Ed had a Santa Claus beard and just as kind of a smile. He could spout off random facts about Colorado history or the Iran-Contra affair. The only thing he seemed to love more than writing was his wife and two daughters. Those three people and his typewriter were all he ever needed.
If you asked his opinion, he gave it to you. If you didn’t ask his opinion, he gave it to you anyway. He was another alien of sorts in our little conservative town with his extremely liberal views and his suspicion of almost everything. As a writer, he had a special talent of blending biting criticism with humor. In what was to be his last column, he took on birthers, pointing to Mitt Romney’s appearance with Donald Trump last week in Las Vegas: “The Donald is quite talented at attracting attention, and having him around helps Romney look sane by comparison. Romney can keep the high ground by graciously conceding that Barack Obama is a natural-born citizen of the United States, and Trump plays the ‘bloviating ignoramus’ who revs up the birthers.”
Not everyone agreed with him, but as the growing comment streams on the Post’s website and Facebook pages attest, nearly everyone respected him. He was passionate about what he believed in and 99 percent of the time, he had facts to back him up. As the Post changed over the past few decades, he became part of a disappearing breed of journalists, one that was fearless, never afraid to ask tough questions or raise uncomfortable subjects.
Ed was a great writer, not just a journalist. He wrote a handful of novels under pen names. It was through a creative writing class at Colorado Mountain College that I got to really know him. He was usually short and to the point. “I’m not here to teach you plot structures or theories about modern literature. It’s all bullshit. I’m going to teach you how to write a novel, pitch it to an editor and get it published. If anyone has a problem with that, you should drop this course.” I learned more in that one class than I did my entire time as an English major at Colorado State University.
What I remember most about Ed was that he was an amazing listener. During breaks in the middle of our writing labs, he would stand outside with us while we each gave him a little piece of our life story. He could stand quietly enough to make you comfortable talking to him but remain engaged enough that you knew he cared.

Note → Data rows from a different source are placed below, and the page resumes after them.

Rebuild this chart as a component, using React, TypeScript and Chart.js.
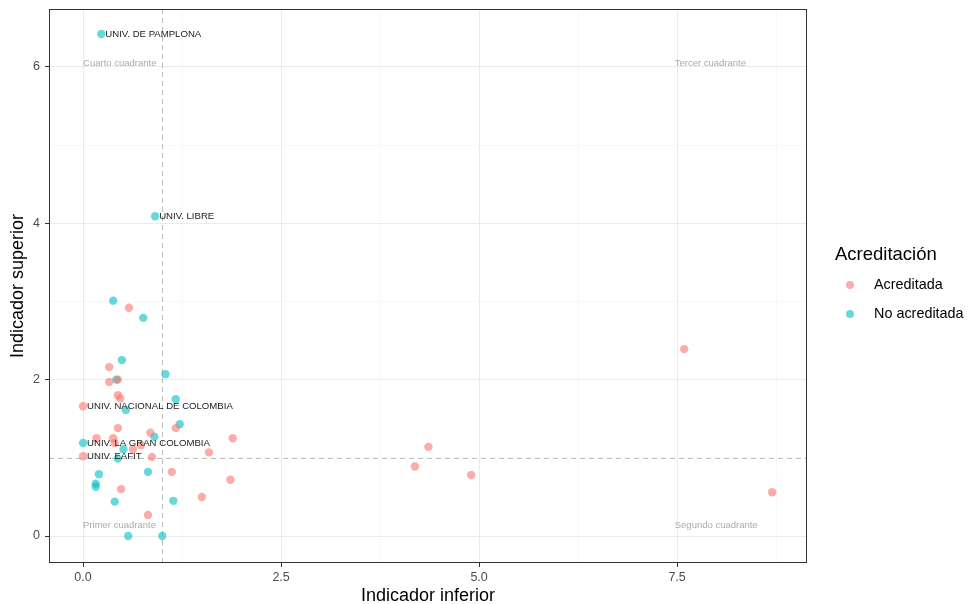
import React, { useEffect, useRef } from "react";
import { Chart, registerables } from "chart.js";

Chart.register(...registerables);

// ---------- Data ----------
const acredX = [0.58, 0.33, 0.33, 0.44, 0.44, 0.47, 0.0, 0.44, 0.17, 0.38, 0.40, 0.85, 1.17, 1.89, 1.59, 0.0, 0.87, 1.12, 1.86, 0.48, 1.50, 0.82, 0.63, 0.73, 4.19, 4.36, 4.90, 7.59, 8.70];
const acredY = [2.92, 2.16, 1.97, 2.00, 1.80, 1.76, 1.66, 1.38, 1.25, 1.25, 1.19, 1.32, 1.38, 1.25, 1.07, 1.02, 1.01, 0.82, 0.72, 0.60, 0.50, 0.27, 1.11, 1.16, 0.89, 1.14, 0.78, 2.39, 0.56];
const acredLabels = ["", "", "", "", "", "", "UNIV. NACIONAL DE COLOMBIA", "", "", "", "", "", "", "", "", "UNIV. EAFIT", "", "", "", "", "", "", "", "", "", "", "", "", ""];

const noAcredX = [0.23, 0.91, 0.38, 0.76, 0.49, 0.42, 1.04, 1.17, 0.54, 1.22, 0.90, 0.0, 0.51, 0.44, 0.20, 0.16, 0.16, 0.82, 0.40, 1.14, 0.57, 1.00];
const noAcredY = [6.42, 4.09, 3.01, 2.79, 2.25, 2.00, 2.07, 1.75, 1.61, 1.43, 1.27, 1.19, 1.11, 0.99, 0.79, 0.67, 0.63, 0.82, 0.44, 0.45, 0.0, 0.0];
const noAcredLabels = ["UNIV. DE PAMPLONA", "UNIV. LIBRE", "", "", "", "", "", "", "", "", "", "UNIV. LA GRAN COLOMBIA", "", "", "", "", "", "", "", "", "", ""];

const seriesNames = ["Acreditada", "No acreditada"];
const legendTitle = "Acreditación";
const xTitle = "Indicador inferior";
const yTitle = "Indicador superior";

const xTicks = [0, 1.25, 2.5, 3.75, 5, 6.25, 7.5, 8.75];
const xMajor = [0, 2.5, 5, 7.5];
const xTickLabels = ["0.0", "2.5", "5.0", "7.5"];
const yTicks = [0, 1, 2, 3, 4, 5, 6];
const yMajor = [0, 2, 4, 6];
const yTickLabels = ["0", "2", "4", "6"];

const quadrantNames = ["Cuarto cuadrante", "Tercer cuadrante", "Primer cuadrante", "Segundo cuadrante"];
const quadrantX = [0, 7.47, 0, 7.47];
const quadrantY = [6.05, 6.05, 0.14, 0.14];
const refX = 1;
const refY = 1;

const COLORS = ["rgba(248,118,109,0.6)", "rgba(0,191,196,0.6)"];
const FONT = "'Liberation Sans', Arial, Helvetica, sans-serif";

const idx = (arr: number[], v: number) => arr.findIndex((a) => Math.abs(a - v) < 1e-9);

const overlayPlugin = {
  id: "overlay",
  beforeDatasetsDraw(chart: any) {
    const { ctx, chartArea, scales } = chart;
    const x = scales.x, y = scales.y;
    ctx.save();
    ctx.beginPath();
    ctx.rect(chartArea.left, chartArea.top, chartArea.right - chartArea.left, chartArea.bottom - chartArea.top);
    ctx.clip();
    ctx.strokeStyle = "#bdbdbd";
    ctx.lineWidth = 1;
    ctx.setLineDash([5, 4]);
    const px = Math.round(x.getPixelForValue(refX)) + 0.5;
    ctx.beginPath();
    ctx.moveTo(px, chartArea.top);
    ctx.lineTo(px, chartArea.bottom);
    ctx.stroke();
    const py = Math.round(y.getPixelForValue(refY)) + 0.5;
    ctx.beginPath();
    ctx.moveTo(chartArea.left, py);
    ctx.lineTo(chartArea.right, py);
    ctx.stroke();
    ctx.setLineDash([]);
    ctx.fillStyle = "#ababab";
    ctx.font = `9.5px ${FONT}`;
    ctx.textAlign = "left";
    ctx.textBaseline = "middle";
    quadrantNames.forEach((n, i) => {
      ctx.fillText(n, x.getPixelForValue(quadrantX[i]), y.getPixelForValue(quadrantY[i]));
    });
    ctx.restore();
  },
  afterDatasetsDraw(chart: any) {
    const { ctx } = chart;
    ctx.save();
    ctx.fillStyle = "#1a1a1a";
    ctx.font = `9.6px ${FONT}`;
    ctx.textAlign = "left";
    ctx.textBaseline = "middle";
    const labelSets = [acredLabels, noAcredLabels];
    labelSets.forEach((labels, di) => {
      const meta = chart.getDatasetMeta(di);
      labels.forEach((lab, i) => {
        if (!lab) return;
        const el = meta.data[i];
        ctx.fillText(lab, el.x + 4, el.y + 0.5);
      });
    });
    ctx.restore();
  },
  afterDraw(chart: any) {
    const { ctx, chartArea } = chart;
    ctx.save();
    ctx.strokeStyle = "#333333";
    ctx.lineWidth = 1;
    ctx.strokeRect(chartArea.left + 0.5, chartArea.top + 0.5, chartArea.right - chartArea.left - 1, chartArea.bottom - chartArea.top - 1);
    ctx.fillStyle = "#000000";
    ctx.font = `18px ${FONT}`;
    ctx.textAlign = "center";
    ctx.textBaseline = "middle";
    ctx.fillText(xTitle, (chartArea.left + chartArea.right) / 2, 596);
    ctx.save();
    ctx.translate(18, (chartArea.top + chartArea.bottom) / 2);
    ctx.rotate(-Math.PI / 2);
    ctx.fillText(yTitle, 0, 0);
    ctx.restore();
    ctx.textAlign = "left";
    ctx.font = `18.5px ${FONT}`;
    ctx.fillText(legendTitle, 835, 255);
    ctx.font = `14.4px ${FONT}`;
    const ys = [285, 314];
    seriesNames.forEach((n, i) => {
      ctx.fillStyle = COLORS[i];
      ctx.beginPath();
      ctx.arc(850, ys[i], 4, 0, Math.PI * 2);
      ctx.fill();
      ctx.fillStyle = "#000000";
      ctx.fillText(n, 874, ys[i]);
    });
    ctx.restore();
  },
};

export default function App() {
  const ref = useRef<HTMLCanvasElement | null>(null);
  useEffect(() => {
    document.body.style.margin = "0";
    if (!ref.current) return;
    Chart.defaults.font.family = FONT;
    const chart = new Chart(ref.current, {
      type: "scatter",
      data: {
        datasets: [
          {
            label: seriesNames[0],
            data: acredX.map((v, i) => ({ x: v, y: acredY[i] })),
            backgroundColor: COLORS[0],
            borderWidth: 0,
            pointRadius: 4.2,
          },
          {
            label: seriesNames[1],
            data: noAcredX.map((v, i) => ({ x: v, y: noAcredY[i] })),
            backgroundColor: COLORS[1],
            borderWidth: 0,
            pointRadius: 4.2,
          },
        ],
      },
      options: {
        responsive: false,
        animation: false,
        layout: { padding: { left: 0, top: 9, right: 161, bottom: 0 } },
        plugins: { legend: { display: false }, tooltip: { enabled: false } },
        scales: {
          x: {
            type: "linear",
            min: -0.43,
            max: 9.14,
            afterBuildTicks: (s: any) => {
              s.ticks = xTicks.map((v) => ({ value: v }));
            },
            afterFit: (s: any) => {
              s.height = 41;
              s.paddingLeft = 0;
              s.paddingRight = 0;
            },
            ticks: {
              autoSkip: false,
              maxRotation: 0,
              padding: 3,
              color: "#4d4d4d",
              font: { size: 12.5 },
              callback: (v: any) => {
                const k = idx(xMajor, Number(v));
                return k >= 0 ? xTickLabels[k] : "";
              },
            },
            grid: {
              color: (c: any) => (c.tick && idx(xMajor, c.tick.value) >= 0 ? "#ebebeb" : "#f4f4f4"),
              lineWidth: (c: any) => (c.tick && idx(xMajor, c.tick.value) >= 0 ? 1 : 0.6),
              tickLength: 4,
              tickColor: (c: any) => (c.tick && idx(xMajor, c.tick.value) >= 0 ? "#333333" : "rgba(0,0,0,0)"),
            },
            border: { display: false },
          },
          y: {
            type: "linear",
            min: -0.345,
            max: 6.74,
            afterBuildTicks: (s: any) => {
              s.ticks = yTicks.map((v) => ({ value: v }));
            },
            afterFit: (s: any) => {
              s.width = 49;
              s.paddingTop = 0;
              s.paddingBottom = 0;
            },
            ticks: {
              autoSkip: false,
              padding: 5,
              color: "#4d4d4d",
              font: { size: 12.5 },
              callback: (v: any) => {
                const k = idx(yMajor, Number(v));
                return k >= 0 ? yTickLabels[k] : "";
              },
            },
            grid: {
              color: (c: any) => (c.tick && idx(yMajor, c.tick.value) >= 0 ? "#ebebeb" : "#f4f4f4"),
              lineWidth: (c: any) => (c.tick && idx(yMajor, c.tick.value) >= 0 ? 1 : 0.6),
              tickLength: 4,
              tickColor: (c: any) => (c.tick && idx(yMajor, c.tick.value) >= 0 ? "#333333" : "rgba(0,0,0,0)"),
            },
            border: { display: false },
          },
        },
      },
      plugins: [overlayPlugin],
    } as any);
    return () => chart.destroy();
  }, []);
  return <canvas ref={ref} width={968} height={604} style={{ display: "block" }} />;
}
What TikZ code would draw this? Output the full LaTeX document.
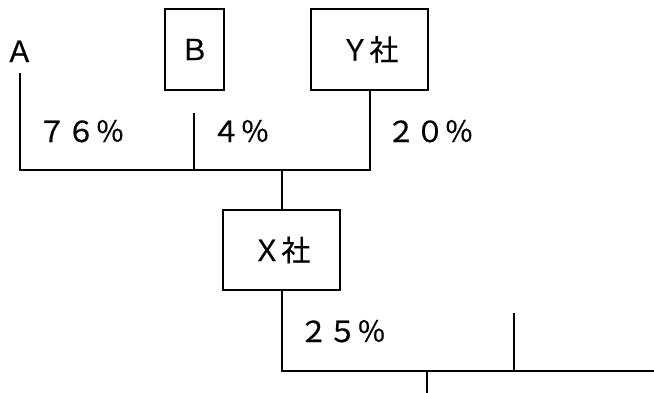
\documentclass[tikz,border=0pt]{standalone}
\usepackage{fontspec}
\setmainfont{Noto Sans CJK JP}[FakeBold=0.5]
\begin{document}
\begin{tikzpicture}[x=1pt,y=-1pt,
  line width=2pt,
  lbl/.style={inner sep=0pt, anchor=base, font=\fontsize{29pt}{34pt}\selectfont},
  company/.style={draw, line width=2pt, inner sep=0pt, font=\fontsize{29pt}{34pt}\selectfont}]
\useasboundingbox (0,0) rectangle (654,392);

% shareholders
\node[lbl] (A) at (19.5,62) {Ａ};
\node[company, minimum width=59pt, minimum height=81pt] (B) at (194.5,49.5) {Ｂ};
\node[company, minimum width=117pt, minimum height=81pt] (Y) at (369.5,49.5) {Ｙ社};

% subsidiary
\node[company, minimum width=117pt, minimum height=80pt] (X) at (281.5,250) {Ｘ社};

% free ends of the lines
\coordinate (aTop) at (20,73);
\coordinate (bTop) at (194,113);
\coordinate (j1) at (20,170);
\coordinate (xEnd) at (656,371);
\coordinate (rTop) at (514,313);
\coordinate (dEnd) at (427,394);

% upper bracket
\draw (aTop) -- (j1) -| (Y.south);
\draw (bTop) -- (bTop |- j1);
\draw (X.north) -- (X.north |- j1);

% lower bracket
\draw (X.south) |- (xEnd);
\draw (rTop) -- (rTop |- xEnd);
\draw (dEnd |- xEnd) -- (dEnd);

% ownership ratios
\node[lbl] (p76) at (81,142) {７６％};
\node[lbl] (p4) at (240.5,142) {４％};
\node[lbl] (p20) at (430,142) {２０％};
\node[lbl] (p25) at (342.5,342) {２５％};
\end{tikzpicture}
\end{document}
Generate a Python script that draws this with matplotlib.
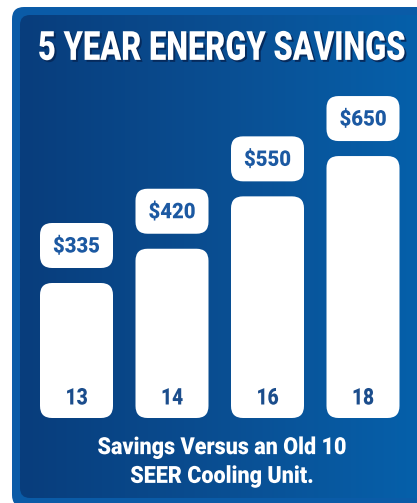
import numpy as np
import matplotlib
matplotlib.use("Agg")
import matplotlib.pyplot as plt
from matplotlib.patches import FancyBboxPatch
from matplotlib.colors import LinearSegmentedColormap, to_rgba
from matplotlib.transforms import Affine2D
import matplotlib.patheffects as pe

# ---- data ----
categories = ["13", "14", "16", "18"]
savings = [335, 420, 550, 650]
value_labels = ["$335", "$420", "$550", "$650"]
title = "5 YEAR ENERGY SAVINGS"
footnote = "Savings Versus an Old 10\nSEER Cooling Unit."

W, H = 417, 503
fig = plt.figure(figsize=(W / 100, H / 100), dpi=100)
fig.patch.set_facecolor("white")
FONT = ["Roboto", "DejaVu Sans"]


class Condense(pe.AbstractPathEffect):
    """Rescale glyph paths about a display-space centre (condensed lettering)."""
    def __init__(self, sx=1.0, sy=1.0, cx=0.0, cy=0.0, offset=(0, 0), color=None):
        super().__init__(offset=(0, 0))
        self.sx, self.sy, self.cx, self.cy, self.off = sx, sy, cx, cy, offset
        self.color = None if color is None else to_rgba(color)

    def draw_path(self, renderer, gc, tpath, affine, rgbFace=None):
        ox = renderer.points_to_pixels(self.off[0])
        oy = renderer.points_to_pixels(self.off[1])
        t = affine + Affine2D().translate(-self.cx, -self.cy).scale(self.sx, self.sy) \
            .translate(self.cx + ox, self.cy + oy)
        face = rgbFace if self.color is None else self.color
        renderer.draw_path(gc, tpath, t, face)


def condense(txt, target_w, sy=1.0, shadow=None):
    r = fig.canvas.get_renderer()
    bb = txt.get_window_extent(r)
    sx = target_w / bb.width
    cx = (bb.x0 + bb.x1) / 2
    cy = (bb.y0 + bb.y1) / 2
    effs = []
    if shadow is not None:
        effs.append(Condense(sx, sy, cx, cy, offset=(1.4, -1.4), color=shadow))
    effs.append(Condense(sx, sy, cx, cy))
    txt.set_path_effects(effs)


# ---- background panel (pixel coordinates, y down) ----
bg = fig.add_axes([0, 0, 1, 1])
bg.set_xlim(0, W)
bg.set_ylim(H, 0)
bg.axis("off")

outer = FancyBboxPatch((12, 7), 430, 500, boxstyle="round,pad=0,rounding_size=12",
                       facecolor="#0a5ba7", edgecolor="none")
bg.add_patch(outer)
inner = FancyBboxPatch((20, 15), 420, 483, boxstyle="round,pad=0,rounding_size=10",
                       facecolor="none", edgecolor="none")
bg.add_patch(inner)
grad = np.linspace(0, 1, 256)[None, :]
cmap = LinearSegmentedColormap.from_list("g", ["#083d7c", "#0a4f93", "#0562ad"])
im = bg.imshow(grad, extent=(20, 440, 498, 15), cmap=cmap, aspect="auto", zorder=1)
im.set_clip_path(inner)

TITLE_FS = 20
t_title = bg.text(221.5, 49, title, fontsize=TITLE_FS, fontweight="heavy", color="white",
                  family=FONT, ha="center", va="center", zorder=5)
t_foot = bg.text(222, 462, footnote, fontsize=17, fontweight="heavy", color="white", family=FONT,
                 ha="center", va="center", linespacing=1.32, zorder=5)

# ---- bar chart axes ----
px_per_cat = 95.5
px_per_val = 0.403
left_px = 76.5 - 0.5 * px_per_cat
base_px = 418
ymax = 1000
ax = fig.add_axes([left_px / W, (H - base_px) / H, 4 * px_per_cat / W, ymax * px_per_val / H])
ax.set_xlim(-0.5, 3.5)
ax.set_ylim(0, ymax)
ax.axis("off")
ax.patch.set_alpha(0)

bar_w = 73 / px_per_cat
aspect = (1 / px_per_val) / (1 / px_per_cat)
r = 12 / px_per_cat
gap = 15 / px_per_val
lab_h = 45 / px_per_val

val_texts, cat_texts = [], []
for i, (cat, v, lab) in enumerate(zip(categories, savings, value_labels)):
    x0 = i - bar_w / 2
    ax.add_patch(FancyBboxPatch((x0, 0), bar_w, v, boxstyle=f"round,pad=0,rounding_size={r}",
                                mutation_aspect=aspect, facecolor="white", edgecolor="none"))
    ax.add_patch(FancyBboxPatch((x0, v + gap), bar_w, lab_h, boxstyle=f"round,pad=0,rounding_size={r}",
                                mutation_aspect=aspect, facecolor="white", edgecolor="none"))
    val_texts.append(ax.text(i, v + gap + lab_h / 2 - 1 / px_per_val, lab, fontsize=15.5,
                             fontweight="heavy", color="#1c59a2", family=FONT,
                             ha="center", va="center"))
    cat_texts.append(ax.text(i, 20 / px_per_val, cat, fontsize=16.5, fontweight="heavy",
                             color="#1b4d8c", family=FONT, ha="center", va="center"))

fig.canvas.draw()
condense(t_title, 367, sy=29.0 / TITLE_FS, shadow="#062a5c")
condense(t_foot, 249)
for t in val_texts:
    condense(t, 47)
for t in cat_texts:
    condense(t, 22)

fig.savefig("out.png", dpi=100)
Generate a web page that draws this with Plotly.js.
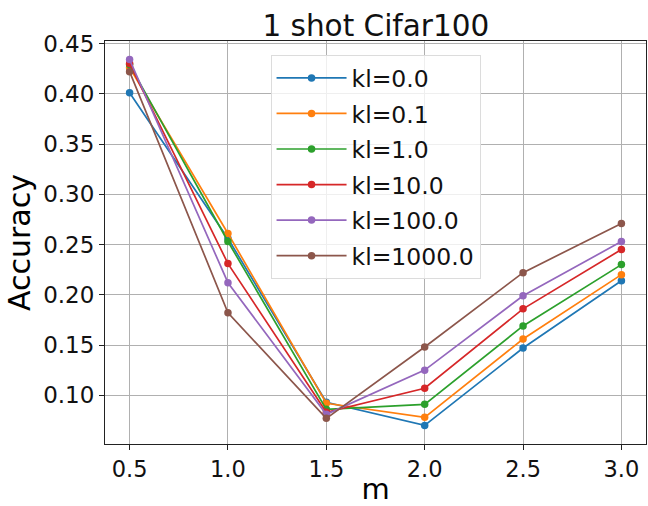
<!DOCTYPE html>
<html><head><meta charset="utf-8">
<script src="https://cdn.plot.ly/plotly-3.0.1.min.js"></script>
<style>html,body{margin:0;padding:0;background:#fff}</style>
</head><body>
<div id="chart" style="width:648px;height:506px"></div>
<script>
const mValues = [0.5, 1.0, 1.5, 2.0, 2.5, 3.0];
const seriesNames = ["kl=0.0", "kl=0.1", "kl=1.0", "kl=10.0", "kl=100.0", "kl=1000.0"];
const kl0    = [0.401, 0.256, 0.093, 0.070, 0.147, 0.214];
const kl0_1  = [0.426, 0.261, 0.092, 0.078, 0.156, 0.220];
const kl1    = [0.429, 0.253, 0.086, 0.091, 0.169, 0.230];
const kl10   = [0.430, 0.231, 0.083, 0.107, 0.186, 0.245];
const kl100  = [0.434, 0.212, 0.081, 0.125, 0.199, 0.253];
const kl1000 = [0.422, 0.182, 0.077, 0.148, 0.222, 0.271];
const yTicks = [0.10, 0.15, 0.20, 0.25, 0.30, 0.35, 0.40, 0.45];
const xTicks = [0.5, 1.0, 1.5, 2.0, 2.5, 3.0];
const colors = ["#1f77b4", "#ff7f0e", "#2ca02c", "#d62728", "#9467bd", "#8c564b"];
const allSeries = [kl0, kl0_1, kl1, kl10, kl100, kl1000];

const traces = allSeries.map((ys, i) => ({
  x: mValues, y: ys, name: seriesNames[i], type: "scatter", mode: "lines+markers",
  legendgroup: "g" + i,
  line: {color: colors[i], width: 1.7},
  marker: {color: colors[i], size: 7.5}
}));

const font = "DejaVu Sans, sans-serif";
const layout = {
  width: 648, height: 506,
  margin: {l: 105, r: 2, t: 41, b: 62},
  paper_bgcolor: "#fff", plot_bgcolor: "#fff",
  title: {text: "1 shot Cifar100", font: {family: font, size: 29.5, color: "#111"}, x: 0.58, xanchor: "center", y: 0.95, yanchor: "middle"},
  font: {family: font, color: "#000"},
  xaxis: {
    range: [0.375, 3.125], tickvals: xTicks, ticktext: xTicks.map(v => v.toFixed(1)),
    showgrid: true, gridcolor: "#b0b0b0", gridwidth: 1,
    zeroline: false, showline: true, linecolor: "#222", linewidth: 1, mirror: true,
    ticks: "outside", ticklen: 5, tickcolor: "#222",
    tickfont: {family: font, size: 22.5, color: "#111"},
    title: {text: "m", font: {family: font, size: 29, color: "#000"}, standoff: 9}
  },
  yaxis: {
    range: [0.0515, 0.4525], tickvals: yTicks, ticktext: yTicks.map(v => v.toFixed(2)),
    showgrid: true, gridcolor: "#b0b0b0", gridwidth: 1,
    zeroline: false, showline: true, linecolor: "#222", linewidth: 1, mirror: true,
    ticks: "outside", ticklen: 5, tickcolor: "#222",
    tickfont: {family: font, size: 23, color: "#111"},
    title: {text: "Accuracy", font: {family: font, size: 30, color: "#000"}, standoff: 3}
  },
  showlegend: true,
  legend: {
    x: 0.306, y: 0.965, xanchor: "left", yanchor: "top",
    bgcolor: "rgba(255,255,255,0.8)", bordercolor: "#dcdcdc", borderwidth: 1,
    font: {family: font, size: 23.5, color: "#111"},
    traceorder: "grouped", tracegroupgap: 2, itemwidth: 70
  }
};
Plotly.newPlot("chart", traces, layout, {displayModeBar: false, staticPlot: true});
</script>
</body></html>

So few people are good at listening. He could be very passionate about what he said, but he was also just as passionate about listening to your opinions. With all of the unruly discourse that exists in the media today, it’s a skill I wish more journalists would master.
When I left Salida and went off to college, he didn’t forget me. He wrote me long scrawled letters that were sometimes hard to read but always full of encouragement. He wanted to make sure I was staying true to myself. He wanted to make sure I was still writing: “It doesn’t matter if you don’t know the end of the story. Just keep putting one word after another and you’ll get there.” It was great advice, not just for writing but as a metaphor for life.
In this world where talk show hosts accuse women of being whores for taking birth control and people yell over each other on cable news networks, I will miss Ed Quillen’s voice of passionate opinions mixed with respectful dialogue. Whether you agreed with him or not, you had to admit the man never wavered from him convictions. We should all be so brave.